A busca por equilíbrio e sustentabilidade
As empresas que realmente desejam ser sustentáveis precisam, antes de tudo, garantir que a relação com seus funcionários seja justa e equilibrada. Oferecer um ambiente de trabalho saudável, que valorize o ser humano e respeite suas necessidades, é o primeiro passo para construir um negócio próspero. Antes de investir em campanhas de marketing verde ou projetos ambientais grandiosos, as empresas devem olhar para dentro e verificar se estão, de fato, “vestindo a camisa” de seus empregados.
Ao fazer isso, elas não apenas melhoram seus resultados financeiros, mas também criam um ambiente de trabalho onde os funcionários se sentem respeitados e motivados.
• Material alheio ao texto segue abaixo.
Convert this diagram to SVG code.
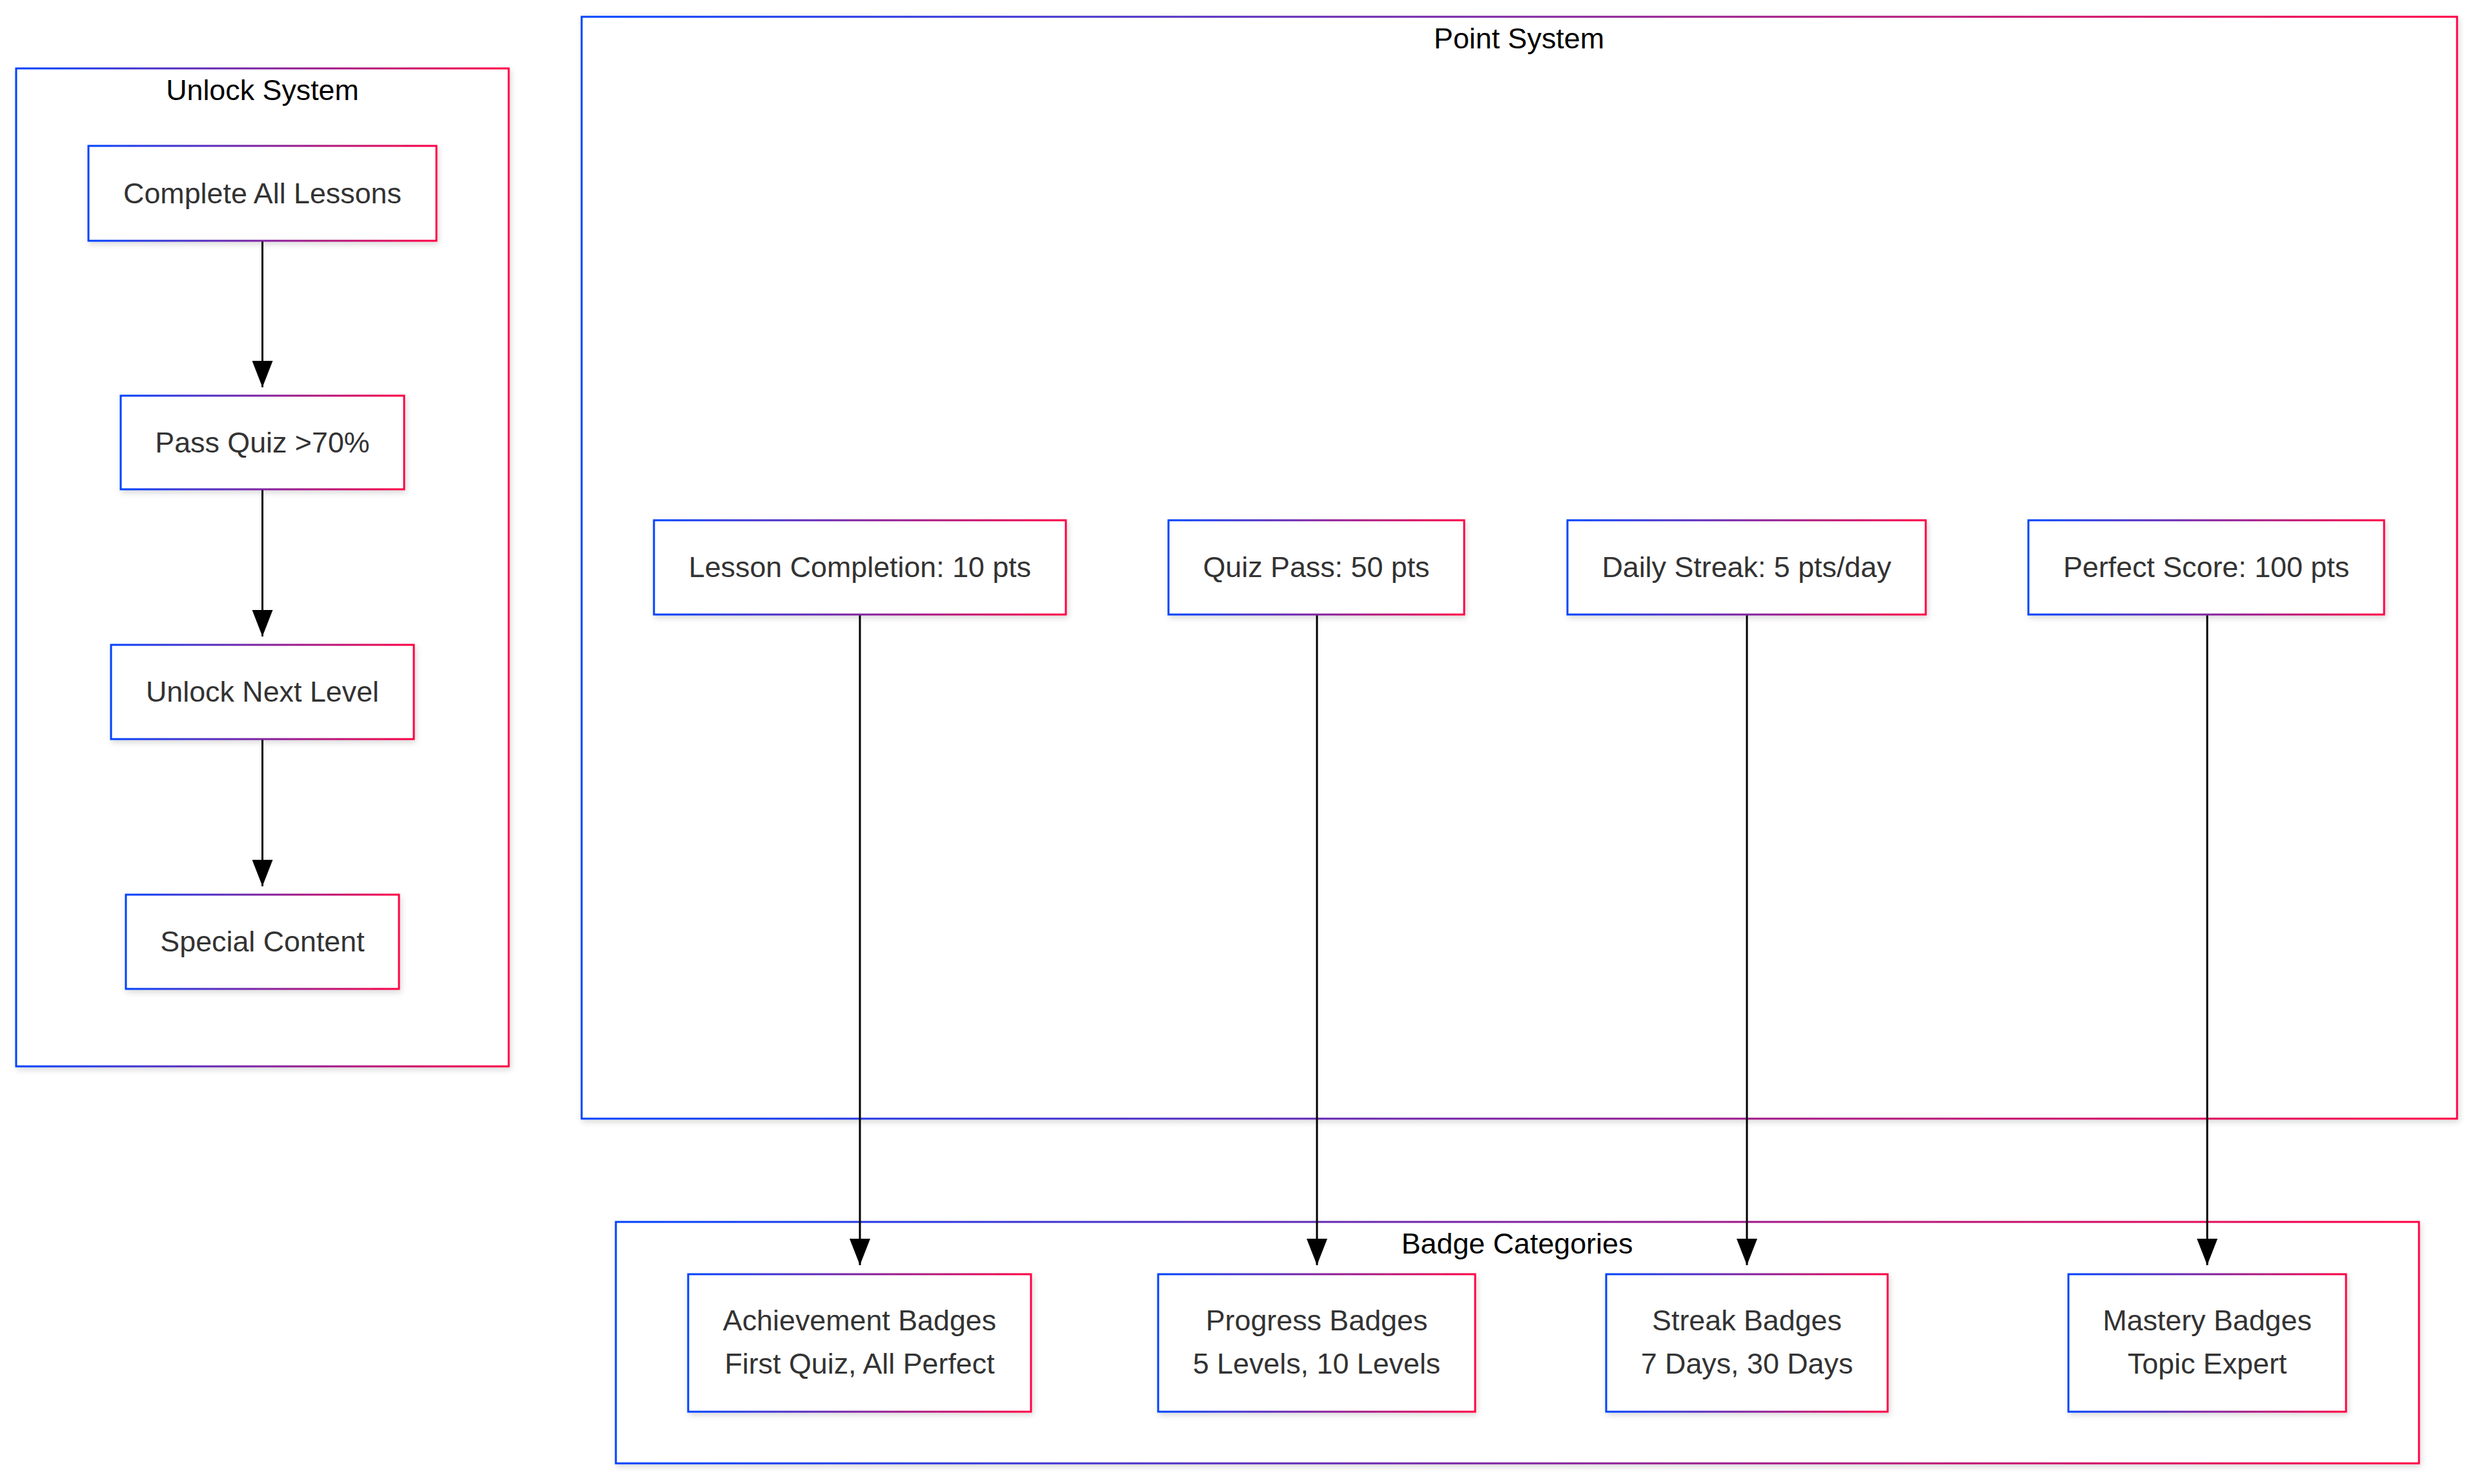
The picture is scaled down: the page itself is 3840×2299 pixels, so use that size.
<svg xmlns="http://www.w3.org/2000/svg" width="3840" height="2299" viewBox="0 0 3840 2299">
  <defs>
    <linearGradient id="grad" x1="0" y1="0" x2="1" y2="0">
      <stop offset="0" stop-color="#0042ff"/>
      <stop offset="1" stop-color="#ff0042"/>
    </linearGradient>
    <filter id="shadow" x="-10%" y="-10%" width="120%" height="130%">
      <feDropShadow dx="2" dy="4" stdDeviation="5" flood-color="#000" flood-opacity="0.15"/>
    </filter>
    <marker id="arrow" viewBox="0 0 41 32" refX="41" refY="16" markerWidth="41" markerHeight="32" markerUnits="userSpaceOnUse" orient="auto">
      <path d="M0,0 L41,16 L0,32 Z" fill="#000"/>
    </marker>
    <style>
      .cluster { fill: #ffffff; stroke: url(#grad); stroke-width: 3; filter: url(#shadow); }
      .node { fill: #ffffff; stroke: url(#grad); stroke-width: 3; filter: url(#shadow); }
      .title { font-family: "Liberation Sans", Arial, sans-serif; font-size: 44.8px; fill: #000; text-anchor: middle; }
      .label { font-family: "Liberation Sans", Arial, sans-serif; font-size: 44.8px; fill: #333; text-anchor: middle; }
      .edge { stroke: #000; stroke-width: 3; fill: none; marker-end: url(#arrow); }
    </style>
  </defs>
  <rect width="3840" height="2299" fill="#ffffff"/>

  <g id="cluster-unlock">
    <rect class="cluster" x="25" y="106" width="763" height="1546"/>
    <text class="title" x="406.5" y="155">Unlock System</text>
  </g>
  <g id="cluster-point">
    <rect class="cluster" x="901" y="26" width="2905" height="1707"/>
    <text class="title" x="2353" y="75">Point System</text>
  </g>
  <g id="cluster-badge">
    <rect class="cluster" x="954" y="1893" width="2793" height="374"/>
    <text class="title" x="2350" y="1942">Badge Categories</text>
  </g>

  <g id="edges">
    <line class="edge" x1="406.5" y1="373" x2="406.5" y2="600"/>
    <line class="edge" x1="406.5" y1="758" x2="406.5" y2="986"/>
    <line class="edge" x1="406.5" y1="1145" x2="406.5" y2="1373"/>
    <line class="edge" x1="1332" y1="952" x2="1332" y2="1960"/>
    <line class="edge" x1="2040" y1="952" x2="2040" y2="1960"/>
    <line class="edge" x1="2706" y1="952" x2="2706" y2="1960"/>
    <line class="edge" x1="3419" y1="952" x2="3419" y2="1960"/>
  </g>

  <g id="node-complete">
    <rect class="node" x="137" y="226" width="539" height="147"/>
    <text class="label" x="406.5" y="314.5">Complete All Lessons</text>
  </g>
  <g id="node-passquiz">
    <rect class="node" x="187" y="613" width="439" height="145"/>
    <text class="label" x="406.5" y="700.5">Pass Quiz &gt;70%</text>
  </g>
  <g id="node-unlocknext">
    <rect class="node" x="172" y="999" width="469" height="146"/>
    <text class="label" x="406.5" y="1087">Unlock Next Level</text>
  </g>
  <g id="node-special">
    <rect class="node" x="195" y="1386" width="423" height="146"/>
    <text class="label" x="406.5" y="1474">Special Content</text>
  </g>

  <g id="node-lesson">
    <rect class="node" x="1013" y="806" width="638" height="146"/>
    <text class="label" x="1332" y="894">Lesson Completion: 10 pts</text>
  </g>
  <g id="node-quizpass">
    <rect class="node" x="1810" y="806" width="458" height="146"/>
    <text class="label" x="2039" y="894">Quiz Pass: 50 pts</text>
  </g>
  <g id="node-daily">
    <rect class="node" x="2428" y="806" width="555" height="146"/>
    <text class="label" x="2705.5" y="894">Daily Streak: 5 pts/day</text>
  </g>
  <g id="node-perfect">
    <rect class="node" x="3142" y="806" width="551" height="146"/>
    <text class="label" x="3417.5" y="894">Perfect Score: 100 pts</text>
  </g>

  <g id="node-achievement">
    <rect class="node" x="1066" y="1974" width="531" height="213"/>
    <text class="label" x="1331.5" y="2060.5">Achievement Badges</text>
    <text class="label" x="1331.5" y="2128">First Quiz, All Perfect</text>
  </g>
  <g id="node-progress">
    <rect class="node" x="1794" y="1974" width="491" height="213"/>
    <text class="label" x="2039.5" y="2060.5">Progress Badges</text>
    <text class="label" x="2039.5" y="2128">5 Levels, 10 Levels</text>
  </g>
  <g id="node-streak">
    <rect class="node" x="2488" y="1974" width="436" height="213"/>
    <text class="label" x="2706" y="2060.5">Streak Badges</text>
    <text class="label" x="2706" y="2128">7 Days, 30 Days</text>
  </g>
  <g id="node-mastery">
    <rect class="node" x="3204" y="1974" width="430" height="213"/>
    <text class="label" x="3419" y="2060.5">Mastery Badges</text>
    <text class="label" x="3419" y="2128">Topic Expert</text>
  </g>
</svg>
Esse tipo de relacionamento é fundamental para garantir a empregabilidade a longo prazo e estabelecer um ciclo virtuoso de crescimento, produtividade e sustentabilidade. O amor e a paixão pelo que se faz não podem ser exigidos unilateralmente. São o resultado de uma relação de respeito mútuo.
Conclusão
A relação entre empregado e empregador no Brasil tem uma longa história marcada pela desigualdade. No entanto, com a crescente ênfase no ESG e nas práticas de governança corporativa, as empresas estão sendo desafiadas a rever essa relação. Vestir a camisa do empregado, garantindo-lhe respeito, boas condições de trabalho e reconhecimento, não é apenas uma questão de justiça, mas de sustentabilidade empresarial.